**WHAT NEEDS TO BE DONE:** Pictures within the data are to be left out; everything else must be reproduced exactly.
---- RECORDED DATA
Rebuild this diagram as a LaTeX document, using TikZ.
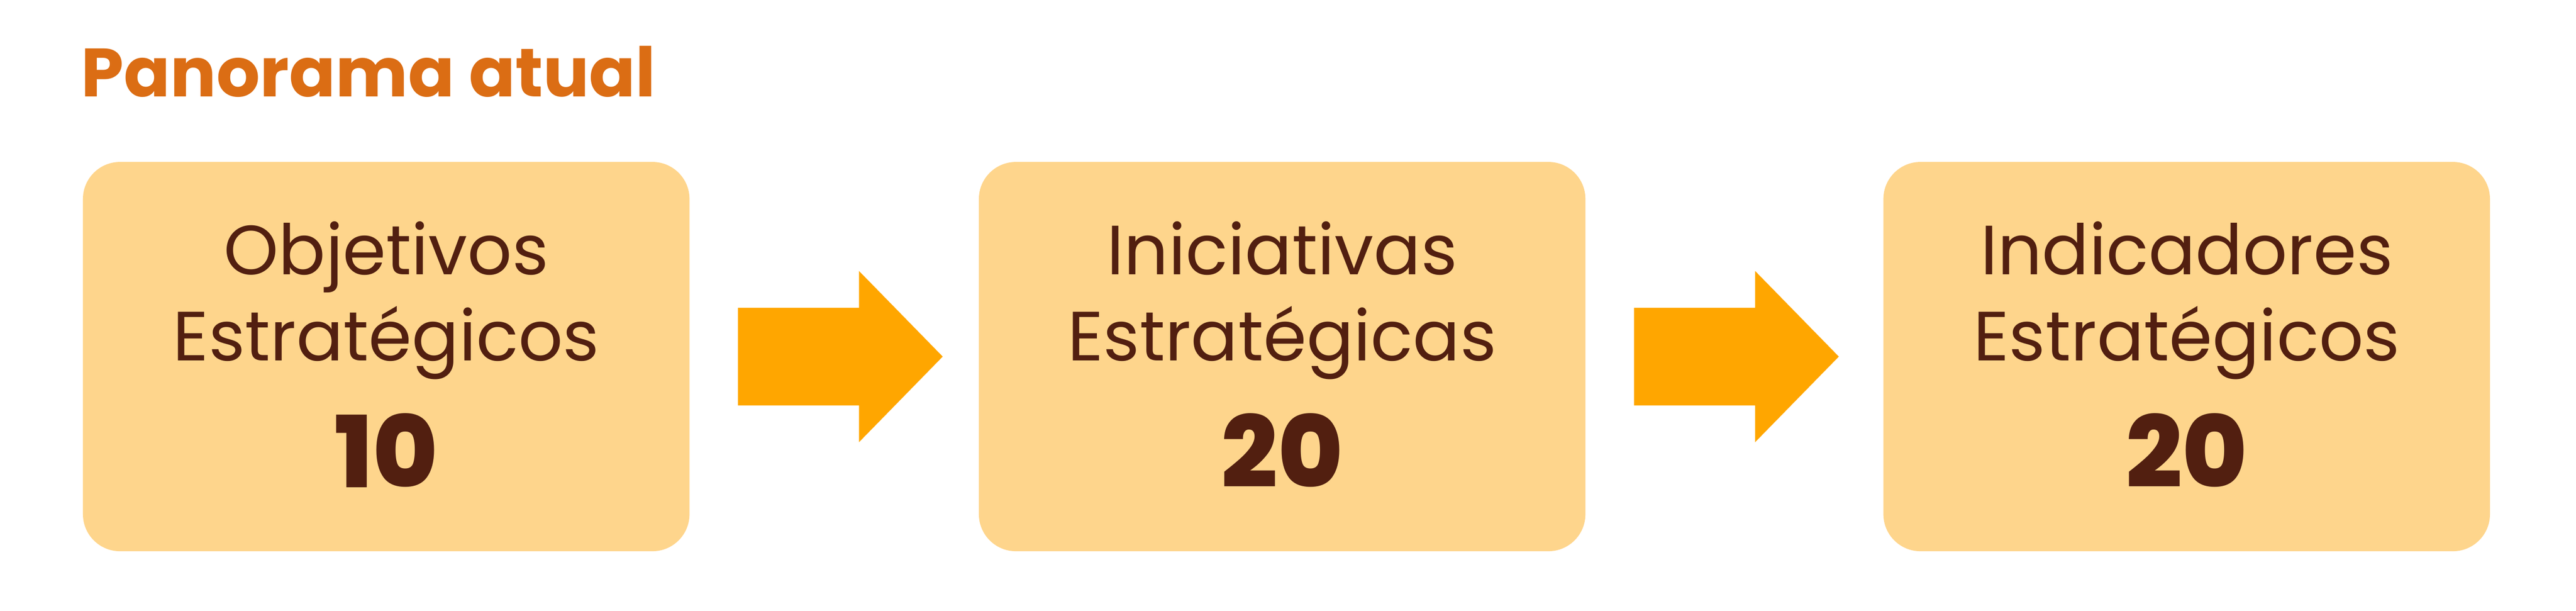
\documentclass[tikz,border=0pt]{standalone}
\usepackage{fontspec}
\setmainfont{Poppins}
\IfFontExistsTF{Poppins ExtraBold}{\newfontfamily\numfont{Poppins ExtraBold}}{\newcommand\numfont{\bfseries}}

\definecolor{fundocaixa}{HTML}{FED58C}
\definecolor{laranjaseta}{HTML}{FFA600}
\definecolor{laranjatitulo}{HTML}{DB6D14}
\definecolor{marrom}{HTML}{521F10}

\begin{document}
\begin{tikzpicture}[
    caixa/.style={rectangle,rounded corners=1.01cm,fill=fundocaixa,inner sep=0pt,
                  minimum width=16.53cm,minimum height=10.60cm},
    seta/.style={fill=laranjaseta},
    linha/.style={anchor=base,inner sep=0pt,text=marrom,font=\fontsize{54pt}{60pt}\selectfont},
    numero/.style={anchor=base,inner sep=0pt,text=marrom,font=\numfont\fontsize{77pt}{84pt}\selectfont}]
  \useasboundingbox (0,0) rectangle (70.20,16.63);
  \node[anchor=base west,inner sep=0pt,text=laranjatitulo,font=\bfseries\fontsize{53pt}{60pt}\selectfont]
      (titulo) at (2.21,14.00) {Panorama atual};
  % caixas
  \node[caixa] (objetivos) at (10.525,6.92) {};
  \node[caixa] (iniciativas) at (34.94,6.92) {};
  \node[caixa] (indicadores) at (59.59,6.92) {};
  % setas
  \coordinate (seta1) at (20.11,6.92);
  \coordinate (seta2) at (44.53,6.92);
  \fill[seta] (seta1) ++(0,1.33) -- ++(3.30,0) -- ++(0,1.00) -- ++(2.28,-2.33)
      -- ++(-2.28,-2.33) -- ++(0,1.00) -- ++(-3.30,0) -- cycle;
  \fill[seta] (seta2) ++(0,1.33) -- ++(3.30,0) -- ++(0,1.00) -- ++(2.28,-2.33)
      -- ++(-2.28,-2.33) -- ++(0,1.00) -- ++(-3.30,0) -- cycle;
  % textos
  \node[linha] (obj1) at (10.525,9.16) {Objetivos};
  \node[linha] (obj2) at (10.525,6.81) {Estratégicos};
  \node[numero] (objn) at (10.525,3.36) {10};
  \node[linha] (ini1) at (34.94,9.16) {Iniciativas};
  \node[linha] (ini2) at (34.94,6.81) {Estratégicas};
  \node[numero] (inin) at (34.94,3.36) {20};
  \node[linha] (ind1) at (59.59,9.16) {Indicadores};
  \node[linha] (ind2) at (59.59,6.81) {Estratégicos};
  \node[numero] (indn) at (59.59,3.36) {20};
\end{tikzpicture}
\end{document}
--------
**EXERCISE RESULT:**
Rebuild this diagram as a LaTeX document, using TikZ.
\documentclass[tikz,border=0pt]{standalone}
\usepackage{fontspec}
\setmainfont{Poppins}
\IfFontExistsTF{Poppins ExtraBold}{\newfontfamily\numfont{Poppins ExtraBold}}{\newcommand\numfont{\bfseries}}

\definecolor{fundocaixa}{HTML}{FED58C}
\definecolor{laranjaseta}{HTML}{FFA600}
\definecolor{laranjatitulo}{HTML}{DB6D14}
\definecolor{marrom}{HTML}{521F10}

\begin{document}
\begin{tikzpicture}[
    caixa/.style={rectangle,rounded corners=1.01cm,fill=fundocaixa,inner sep=0pt,
                  minimum width=16.53cm,minimum height=10.60cm},
    seta/.style={fill=laranjaseta},
    linha/.style={anchor=base,inner sep=0pt,text=marrom,font=\fontsize{54pt}{60pt}\selectfont},
    numero/.style={anchor=base,inner sep=0pt,text=marrom,font=\numfont\fontsize{77pt}{84pt}\selectfont}]
  \useasboundingbox (0,0) rectangle (70.20,16.63);
  \node[anchor=base west,inner sep=0pt,text=laranjatitulo,font=\bfseries\fontsize{53pt}{60pt}\selectfont]
      (titulo) at (2.21,14.00) {Panorama atual};
  % caixas
  \node[caixa] (objetivos) at (10.525,6.92) {};
  \node[caixa] (iniciativas) at (34.94,6.92) {};
  \node[caixa] (indicadores) at (59.59,6.92) {};
  % setas
  \coordinate (seta1) at (20.11,6.92);
  \coordinate (seta2) at (44.53,6.92);
  \fill[seta] (seta1) ++(0,1.33) -- ++(3.30,0) -- ++(0,1.00) -- ++(2.28,-2.33)
      -- ++(-2.28,-2.33) -- ++(0,1.00) -- ++(-3.30,0) -- cycle;
  \fill[seta] (seta2) ++(0,1.33) -- ++(3.30,0) -- ++(0,1.00) -- ++(2.28,-2.33)
      -- ++(-2.28,-2.33) -- ++(0,1.00) -- ++(-3.30,0) -- cycle;
  % textos
  \node[linha] (obj1) at (10.525,9.16) {Objetivos};
  \node[linha] (obj2) at (10.525,6.81) {Estratégicos};
  \node[numero] (objn) at (10.525,3.36) {10};
  \node[linha] (ini1) at (34.94,9.16) {Iniciativas};
  \node[linha] (ini2) at (34.94,6.81) {Estratégicas};
  \node[numero] (inin) at (34.94,3.36) {20};
  \node[linha] (ind1) at (59.59,9.16) {Indicadores};
  \node[linha] (ind2) at (59.59,6.81) {Estratégicos};
  \node[numero] (indn) at (59.59,3.36) {20};
\end{tikzpicture}
\end{document}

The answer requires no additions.